* Rig rates could fall another 15 percent
* New rigs create oversupply
* Oil industry starts to squeeze costs-Kemp
By Balazs Koranyi and Henrik Stolen
OSLO, Feb 6 (Reuters) - Drillers face a year of pain as they take delivery of a slew of new vessels ordered during boom times just as oil companies ruthlessly tighten spending on offshore exploration.
Global offshore oil rig rates, already down sharply from record highs last year, could fall as much as 15 percent in some segments and firms with smaller and older fleets could be hurt the most, analysts and executives said.
Drilling stocks are already down by 20 percent since late last year but analysts at Barclays estimate that there is another 35 percent downside, even under a base case.
“It going to be a more challenging market for the next 12-18 months because you have several rigs coming into this market or rolling off contracts,” Rune Magnus Lundetrae, the Chief Financial Officer of Seadrill, the world’s biggest driller by market capitalisation, told Reuters.
“Rates are likely to drop, but with a widening spread in day rates between older and newer equipment... and there is likely to be more idling for older rigs,” he added.
Although oil and gas investments are seen rising around 5-6 percent next year, the biggest offshore players could tighten their belts the most.
Shell and Chevron have both said they would reduce their capital spending this year while BP said it expected broadly flat investments.
“The market has slowed down: drilling in Brazil has slacked off, Gulf of Mexico has slacked off,” Bjoernar Iversen, the CEO of driller Songa Offshore, said. “You see oil firms like Statoil saying that they are cutting costs, letting people go and focusing more on capital discipline.”
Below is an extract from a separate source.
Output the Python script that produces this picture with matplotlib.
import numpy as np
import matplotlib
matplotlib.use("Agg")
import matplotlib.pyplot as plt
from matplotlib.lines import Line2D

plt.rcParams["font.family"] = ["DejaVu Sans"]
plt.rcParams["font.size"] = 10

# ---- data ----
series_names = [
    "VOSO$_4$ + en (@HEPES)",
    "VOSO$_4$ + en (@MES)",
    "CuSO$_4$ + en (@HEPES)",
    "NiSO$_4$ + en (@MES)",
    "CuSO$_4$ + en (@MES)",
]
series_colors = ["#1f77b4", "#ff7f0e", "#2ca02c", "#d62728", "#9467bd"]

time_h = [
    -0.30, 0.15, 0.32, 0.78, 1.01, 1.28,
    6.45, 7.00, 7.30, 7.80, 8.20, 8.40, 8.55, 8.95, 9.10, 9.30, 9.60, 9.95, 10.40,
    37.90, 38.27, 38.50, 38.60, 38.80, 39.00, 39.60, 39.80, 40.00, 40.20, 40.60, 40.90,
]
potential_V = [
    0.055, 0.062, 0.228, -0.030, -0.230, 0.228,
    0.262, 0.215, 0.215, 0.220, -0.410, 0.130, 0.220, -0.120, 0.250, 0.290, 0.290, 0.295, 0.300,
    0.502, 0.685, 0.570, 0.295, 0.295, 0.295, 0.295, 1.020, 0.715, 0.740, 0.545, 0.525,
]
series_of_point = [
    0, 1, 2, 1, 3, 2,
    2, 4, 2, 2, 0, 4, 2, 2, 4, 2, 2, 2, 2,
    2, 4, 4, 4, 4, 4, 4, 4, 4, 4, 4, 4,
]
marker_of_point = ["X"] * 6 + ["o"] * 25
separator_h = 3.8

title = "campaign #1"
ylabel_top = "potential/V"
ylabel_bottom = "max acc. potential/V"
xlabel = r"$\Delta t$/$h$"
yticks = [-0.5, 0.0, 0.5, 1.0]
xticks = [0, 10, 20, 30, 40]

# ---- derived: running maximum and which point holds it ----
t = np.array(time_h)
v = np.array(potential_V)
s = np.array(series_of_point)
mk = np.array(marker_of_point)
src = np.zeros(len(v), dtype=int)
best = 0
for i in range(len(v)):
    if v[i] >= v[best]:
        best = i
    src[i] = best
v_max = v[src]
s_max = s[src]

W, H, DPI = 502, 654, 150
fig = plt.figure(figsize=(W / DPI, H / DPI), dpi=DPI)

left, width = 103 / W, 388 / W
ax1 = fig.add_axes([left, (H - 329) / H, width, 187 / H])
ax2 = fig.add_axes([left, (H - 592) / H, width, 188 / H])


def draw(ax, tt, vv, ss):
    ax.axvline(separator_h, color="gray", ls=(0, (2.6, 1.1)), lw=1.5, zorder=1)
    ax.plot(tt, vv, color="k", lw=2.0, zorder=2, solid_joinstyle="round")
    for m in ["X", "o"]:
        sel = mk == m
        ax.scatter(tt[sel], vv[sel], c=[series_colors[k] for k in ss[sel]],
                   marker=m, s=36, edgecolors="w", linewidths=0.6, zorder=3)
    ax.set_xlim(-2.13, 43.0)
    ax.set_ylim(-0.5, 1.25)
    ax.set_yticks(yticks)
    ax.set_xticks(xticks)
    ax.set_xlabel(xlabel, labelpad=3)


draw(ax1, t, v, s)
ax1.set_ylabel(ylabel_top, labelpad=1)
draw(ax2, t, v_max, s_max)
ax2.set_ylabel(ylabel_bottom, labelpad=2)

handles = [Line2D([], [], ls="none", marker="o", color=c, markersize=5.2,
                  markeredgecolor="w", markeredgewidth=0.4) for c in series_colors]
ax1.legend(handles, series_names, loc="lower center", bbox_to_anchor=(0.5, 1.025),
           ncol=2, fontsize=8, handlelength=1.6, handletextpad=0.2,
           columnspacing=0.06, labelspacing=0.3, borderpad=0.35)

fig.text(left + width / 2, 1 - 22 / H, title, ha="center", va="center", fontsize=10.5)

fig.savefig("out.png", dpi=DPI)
Market sentiment took a turn for the worse when Noble Corp , one of the biggest offshore drillers, warned that there was simply too much capacity in the market and modern rigs could push older ones out of the market.
“Campaigns are being delayed and oil companies are not willing to explore, especially the supermajors and to a lesser degree ONGC, Pemex, and Saudi Aramco,” Baard Rosef, an analyst at Pareto Securities said.
There are some 87 ultradeep water rigs on order, mostly with Korean yards like Daewoo, Samsung Heavy Industries and Hyundai Heavy Industries, with each worth roughly $600 million.
This orderbook equals nearly two-thirds of the existing global fleet and about 60 percent of these will be delivered over the next two years.
“We didn’t see any fixture in the market for several months and a few large exploration campaigns in West Africa have been pushed out in time so there is an oversupply in the market, which has become evident through Noble’s comments,” Rosef said.
Rates in the ultradeep market, the most lucrative segment, peaked close to $625,000 a day last year but are down to around $575,000 per day this year for the so-called 6th generation rigs. Barclays sees the rate falling to $475,000 while Pareto and Nordea see it coming down to $525,000 per day.
“A combination of high fleet growth, drilling campaign deferrals in key areas and increased capital discipline from oil majors have created oversupply in the floater market for 2014 and 2015,” Nordea, a key lender to the sector, said. “This has shifted the bargaining power to oil companies after a decade with drilling companies in the driving seat.”
Given asset quality, order backlogs and newbuild contracts, analysts said firms like Transocean may be the most vulnerable as it has an old fleet and has 38 floating rigs coming off contract over the next two years. Nobel and Diamond may also underperform, analysts said.
“There are many firms out there who have built speculative rigs (with no firm contract) and many also need to renew their fleet. They will be hit,” Songa’s Iversen said.
Seadrill is among the better placed firms as it has one of the newest fleets with a huge backlog and plenty of high specification newbuilds that will be in demand. However, the stock’s upside may be limited as it is already trading over 11 times its expected 2014 earnings, above the sector’s average just below 10.
Other potential winners include Ocean Rig, Odfjell Drilling , and Pacific Drilling, analysts said.
Firms operating in ultraharsh environments off Norway, Russia and the UK may be in the best position because of high utilisation rates and limited supply growth. Firms operating jack-up rigs in shallow waters are also relatively protected as oversupply is not as acute.
“The medium to long term fundamentals are still very much there however. The world needs more drilling rigs and we need more offshore production to maintain or increase global oil production,” Seadrill’s Lundetrae said.